Output each entry that follows exactly. Images stay out.

____

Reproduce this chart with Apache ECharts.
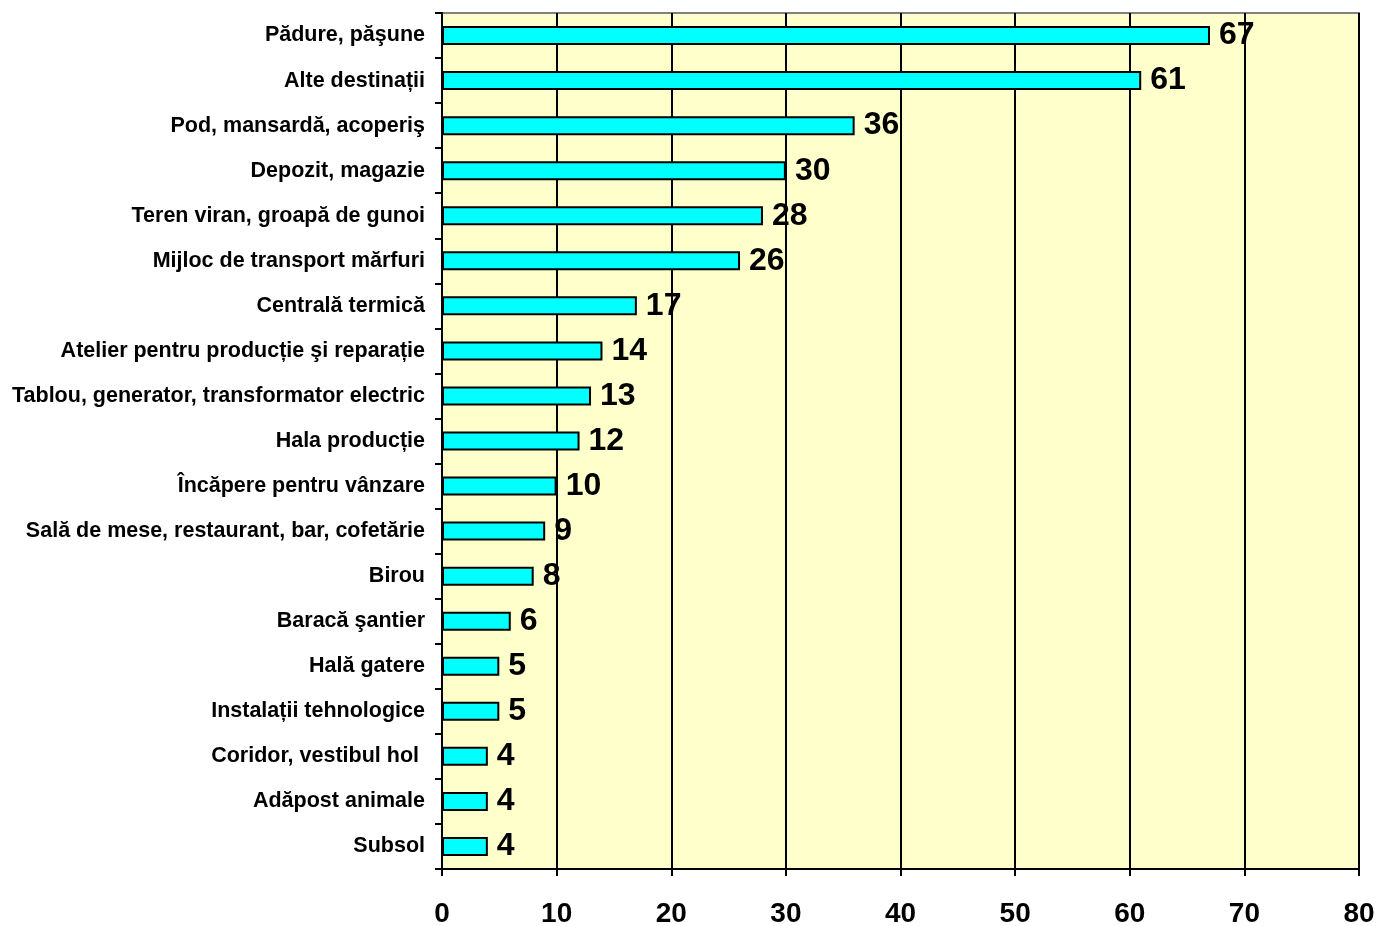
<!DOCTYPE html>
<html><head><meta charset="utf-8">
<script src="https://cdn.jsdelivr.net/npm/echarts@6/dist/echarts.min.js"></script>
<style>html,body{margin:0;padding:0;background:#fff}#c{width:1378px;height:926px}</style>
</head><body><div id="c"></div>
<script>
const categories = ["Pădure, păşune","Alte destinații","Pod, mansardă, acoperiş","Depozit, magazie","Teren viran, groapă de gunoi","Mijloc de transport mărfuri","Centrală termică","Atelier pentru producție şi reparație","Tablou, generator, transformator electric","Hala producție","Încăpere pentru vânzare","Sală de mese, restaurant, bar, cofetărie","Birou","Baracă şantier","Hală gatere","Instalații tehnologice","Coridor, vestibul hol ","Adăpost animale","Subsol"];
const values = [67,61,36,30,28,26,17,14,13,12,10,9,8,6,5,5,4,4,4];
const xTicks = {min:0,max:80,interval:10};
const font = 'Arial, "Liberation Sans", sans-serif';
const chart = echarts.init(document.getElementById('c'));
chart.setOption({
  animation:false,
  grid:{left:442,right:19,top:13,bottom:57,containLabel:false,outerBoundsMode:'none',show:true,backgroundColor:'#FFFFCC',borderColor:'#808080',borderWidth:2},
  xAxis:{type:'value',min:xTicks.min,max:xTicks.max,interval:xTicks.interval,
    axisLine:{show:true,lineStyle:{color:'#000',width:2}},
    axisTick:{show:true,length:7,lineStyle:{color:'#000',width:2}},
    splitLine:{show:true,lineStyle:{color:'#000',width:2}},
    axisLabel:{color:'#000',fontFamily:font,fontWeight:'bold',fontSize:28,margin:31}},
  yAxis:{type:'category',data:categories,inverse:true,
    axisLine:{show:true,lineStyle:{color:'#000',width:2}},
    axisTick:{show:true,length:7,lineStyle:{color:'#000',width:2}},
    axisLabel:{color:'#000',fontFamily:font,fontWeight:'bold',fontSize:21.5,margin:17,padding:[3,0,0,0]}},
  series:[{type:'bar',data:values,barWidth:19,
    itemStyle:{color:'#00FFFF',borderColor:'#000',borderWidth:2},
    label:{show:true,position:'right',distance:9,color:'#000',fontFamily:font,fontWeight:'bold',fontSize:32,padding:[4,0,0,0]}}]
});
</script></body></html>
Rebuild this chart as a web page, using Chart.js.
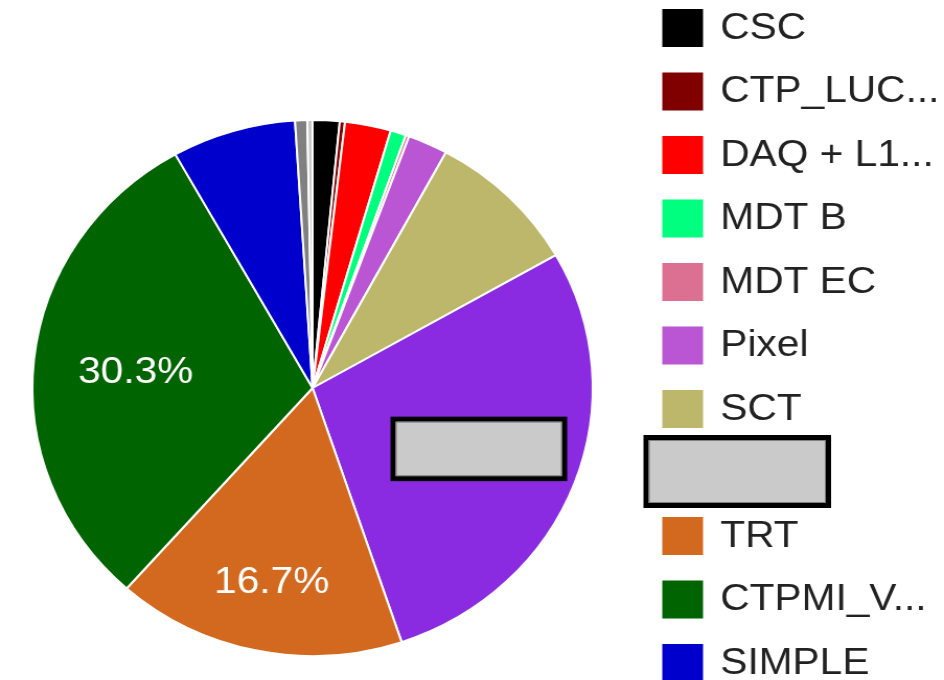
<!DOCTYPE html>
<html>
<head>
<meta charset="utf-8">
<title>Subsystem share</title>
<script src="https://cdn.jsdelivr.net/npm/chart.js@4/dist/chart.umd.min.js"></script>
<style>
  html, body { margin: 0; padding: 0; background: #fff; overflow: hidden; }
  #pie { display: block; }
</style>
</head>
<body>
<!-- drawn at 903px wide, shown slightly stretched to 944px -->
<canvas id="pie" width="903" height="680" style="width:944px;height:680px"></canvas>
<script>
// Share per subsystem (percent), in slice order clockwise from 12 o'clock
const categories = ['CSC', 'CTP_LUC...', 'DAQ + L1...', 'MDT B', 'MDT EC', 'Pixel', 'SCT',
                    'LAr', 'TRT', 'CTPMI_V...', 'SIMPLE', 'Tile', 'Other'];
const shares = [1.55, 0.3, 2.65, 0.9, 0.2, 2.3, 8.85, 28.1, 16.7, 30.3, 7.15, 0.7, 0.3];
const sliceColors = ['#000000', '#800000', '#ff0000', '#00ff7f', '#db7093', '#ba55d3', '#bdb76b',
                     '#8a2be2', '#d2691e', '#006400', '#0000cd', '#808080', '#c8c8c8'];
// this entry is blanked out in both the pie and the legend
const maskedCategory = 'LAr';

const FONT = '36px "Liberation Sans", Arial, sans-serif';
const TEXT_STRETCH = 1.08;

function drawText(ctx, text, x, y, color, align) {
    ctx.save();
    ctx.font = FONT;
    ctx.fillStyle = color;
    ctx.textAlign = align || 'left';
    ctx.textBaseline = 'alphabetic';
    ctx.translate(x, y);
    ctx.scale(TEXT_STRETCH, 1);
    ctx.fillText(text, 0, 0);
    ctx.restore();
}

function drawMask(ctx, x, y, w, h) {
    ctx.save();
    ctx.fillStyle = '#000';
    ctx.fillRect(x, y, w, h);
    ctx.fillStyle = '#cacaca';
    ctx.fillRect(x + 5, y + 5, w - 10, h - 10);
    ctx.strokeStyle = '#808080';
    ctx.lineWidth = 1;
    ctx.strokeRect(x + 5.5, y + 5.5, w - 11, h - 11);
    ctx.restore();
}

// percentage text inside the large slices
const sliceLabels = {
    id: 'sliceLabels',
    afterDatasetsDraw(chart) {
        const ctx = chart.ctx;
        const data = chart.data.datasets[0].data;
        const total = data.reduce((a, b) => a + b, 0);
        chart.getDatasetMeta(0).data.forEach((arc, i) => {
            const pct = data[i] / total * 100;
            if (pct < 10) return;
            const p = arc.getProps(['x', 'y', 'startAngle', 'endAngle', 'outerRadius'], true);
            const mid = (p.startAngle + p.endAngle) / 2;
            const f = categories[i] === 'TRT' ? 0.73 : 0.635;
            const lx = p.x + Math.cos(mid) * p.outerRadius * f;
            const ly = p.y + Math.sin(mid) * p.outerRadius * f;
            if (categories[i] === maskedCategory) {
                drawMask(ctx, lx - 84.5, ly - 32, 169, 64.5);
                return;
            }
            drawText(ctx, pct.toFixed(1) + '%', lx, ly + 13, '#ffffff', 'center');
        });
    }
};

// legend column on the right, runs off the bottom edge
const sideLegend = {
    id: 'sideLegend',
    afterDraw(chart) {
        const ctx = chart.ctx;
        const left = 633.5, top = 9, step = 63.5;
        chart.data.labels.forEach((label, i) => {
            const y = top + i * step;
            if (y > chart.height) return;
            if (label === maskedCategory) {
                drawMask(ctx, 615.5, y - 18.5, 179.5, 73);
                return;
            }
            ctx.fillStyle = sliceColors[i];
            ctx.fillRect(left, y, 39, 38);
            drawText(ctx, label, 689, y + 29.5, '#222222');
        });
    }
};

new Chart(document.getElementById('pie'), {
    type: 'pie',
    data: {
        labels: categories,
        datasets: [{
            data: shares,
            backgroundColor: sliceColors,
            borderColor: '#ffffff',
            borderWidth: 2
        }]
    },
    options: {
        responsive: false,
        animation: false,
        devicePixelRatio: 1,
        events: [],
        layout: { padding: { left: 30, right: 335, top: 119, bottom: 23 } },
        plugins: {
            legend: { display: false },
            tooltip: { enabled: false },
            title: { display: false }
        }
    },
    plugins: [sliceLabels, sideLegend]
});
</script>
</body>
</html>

____

Solution to the exercise:
Reproduce this chart with Apache ECharts.
<!DOCTYPE html>
<html><head><meta charset="utf-8">
<script src="https://cdn.jsdelivr.net/npm/echarts@6/dist/echarts.min.js"></script>
<style>html,body{margin:0;padding:0;background:#fff}#c{width:1378px;height:926px}</style>
</head><body><div id="c"></div>
<script>
const categories = ["Pădure, păşune","Alte destinații","Pod, mansardă, acoperiş","Depozit, magazie","Teren viran, groapă de gunoi","Mijloc de transport mărfuri","Centrală termică","Atelier pentru producție şi reparație","Tablou, generator, transformator electric","Hala producție","Încăpere pentru vânzare","Sală de mese, restaurant, bar, cofetărie","Birou","Baracă şantier","Hală gatere","Instalații tehnologice","Coridor, vestibul hol ","Adăpost animale","Subsol"];
const values = [67,61,36,30,28,26,17,14,13,12,10,9,8,6,5,5,4,4,4];
const xTicks = {min:0,max:80,interval:10};
const font = 'Arial, "Liberation Sans", sans-serif';
const chart = echarts.init(document.getElementById('c'));
chart.setOption({
  animation:false,
  grid:{left:442,right:19,top:13,bottom:57,containLabel:false,outerBoundsMode:'none',show:true,backgroundColor:'#FFFFCC',borderColor:'#808080',borderWidth:2},
  xAxis:{type:'value',min:xTicks.min,max:xTicks.max,interval:xTicks.interval,
    axisLine:{show:true,lineStyle:{color:'#000',width:2}},
    axisTick:{show:true,length:7,lineStyle:{color:'#000',width:2}},
    splitLine:{show:true,lineStyle:{color:'#000',width:2}},
    axisLabel:{color:'#000',fontFamily:font,fontWeight:'bold',fontSize:28,margin:31}},
  yAxis:{type:'category',data:categories,inverse:true,
    axisLine:{show:true,lineStyle:{color:'#000',width:2}},
    axisTick:{show:true,length:7,lineStyle:{color:'#000',width:2}},
    axisLabel:{color:'#000',fontFamily:font,fontWeight:'bold',fontSize:21.5,margin:17,padding:[3,0,0,0]}},
  series:[{type:'bar',data:values,barWidth:19,
    itemStyle:{color:'#00FFFF',borderColor:'#000',borderWidth:2},
    label:{show:true,position:'right',distance:9,color:'#000',fontFamily:font,fontWeight:'bold',fontSize:32,padding:[4,0,0,0]}}]
});
</script></body></html>
Rebuild this chart as a web page, using Chart.js.
<!DOCTYPE html>
<html>
<head>
<meta charset="utf-8">
<title>Subsystem share</title>
<script src="https://cdn.jsdelivr.net/npm/chart.js@4/dist/chart.umd.min.js"></script>
<style>
  html, body { margin: 0; padding: 0; background: #fff; overflow: hidden; }
  #pie { display: block; }
</style>
</head>
<body>
<!-- drawn at 903px wide, shown slightly stretched to 944px -->
<canvas id="pie" width="903" height="680" style="width:944px;height:680px"></canvas>
<script>
// Share per subsystem (percent), in slice order clockwise from 12 o'clock
const categories = ['CSC', 'CTP_LUC...', 'DAQ + L1...', 'MDT B', 'MDT EC', 'Pixel', 'SCT',
                    'LAr', 'TRT', 'CTPMI_V...', 'SIMPLE', 'Tile', 'Other'];
const shares = [1.55, 0.3, 2.65, 0.9, 0.2, 2.3, 8.85, 28.1, 16.7, 30.3, 7.15, 0.7, 0.3];
const sliceColors = ['#000000', '#800000', '#ff0000', '#00ff7f', '#db7093', '#ba55d3', '#bdb76b',
                     '#8a2be2', '#d2691e', '#006400', '#0000cd', '#808080', '#c8c8c8'];
// this entry is blanked out in both the pie and the legend
const maskedCategory = 'LAr';

const FONT = '36px "Liberation Sans", Arial, sans-serif';
const TEXT_STRETCH = 1.08;

function drawText(ctx, text, x, y, color, align) {
    ctx.save();
    ctx.font = FONT;
    ctx.fillStyle = color;
    ctx.textAlign = align || 'left';
    ctx.textBaseline = 'alphabetic';
    ctx.translate(x, y);
    ctx.scale(TEXT_STRETCH, 1);
    ctx.fillText(text, 0, 0);
    ctx.restore();
}

function drawMask(ctx, x, y, w, h) {
    ctx.save();
    ctx.fillStyle = '#000';
    ctx.fillRect(x, y, w, h);
    ctx.fillStyle = '#cacaca';
    ctx.fillRect(x + 5, y + 5, w - 10, h - 10);
    ctx.strokeStyle = '#808080';
    ctx.lineWidth = 1;
    ctx.strokeRect(x + 5.5, y + 5.5, w - 11, h - 11);
    ctx.restore();
}

// percentage text inside the large slices
const sliceLabels = {
    id: 'sliceLabels',
    afterDatasetsDraw(chart) {
        const ctx = chart.ctx;
        const data = chart.data.datasets[0].data;
        const total = data.reduce((a, b) => a + b, 0);
        chart.getDatasetMeta(0).data.forEach((arc, i) => {
            const pct = data[i] / total * 100;
            if (pct < 10) return;
            const p = arc.getProps(['x', 'y', 'startAngle', 'endAngle', 'outerRadius'], true);
            const mid = (p.startAngle + p.endAngle) / 2;
            const f = categories[i] === 'TRT' ? 0.73 : 0.635;
            const lx = p.x + Math.cos(mid) * p.outerRadius * f;
            const ly = p.y + Math.sin(mid) * p.outerRadius * f;
            if (categories[i] === maskedCategory) {
                drawMask(ctx, lx - 84.5, ly - 32, 169, 64.5);
                return;
            }
            drawText(ctx, pct.toFixed(1) + '%', lx, ly + 13, '#ffffff', 'center');
        });
    }
};

// legend column on the right, runs off the bottom edge
const sideLegend = {
    id: 'sideLegend',
    afterDraw(chart) {
        const ctx = chart.ctx;
        const left = 633.5, top = 9, step = 63.5;
        chart.data.labels.forEach((label, i) => {
            const y = top + i * step;
            if (y > chart.height) return;
            if (label === maskedCategory) {
                drawMask(ctx, 615.5, y - 18.5, 179.5, 73);
                return;
            }
            ctx.fillStyle = sliceColors[i];
            ctx.fillRect(left, y, 39, 38);
            drawText(ctx, label, 689, y + 29.5, '#222222');
        });
    }
};

new Chart(document.getElementById('pie'), {
    type: 'pie',
    data: {
        labels: categories,
        datasets: [{
            data: shares,
            backgroundColor: sliceColors,
            borderColor: '#ffffff',
            borderWidth: 2
        }]
    },
    options: {
        responsive: false,
        animation: false,
        devicePixelRatio: 1,
        events: [],
        layout: { padding: { left: 30, right: 335, top: 119, bottom: 23 } },
        plugins: {
            legend: { display: false },
            tooltip: { enabled: false },
            title: { display: false }
        }
    },
    plugins: [sliceLabels, sideLegend]
});
</script>
</body>
</html>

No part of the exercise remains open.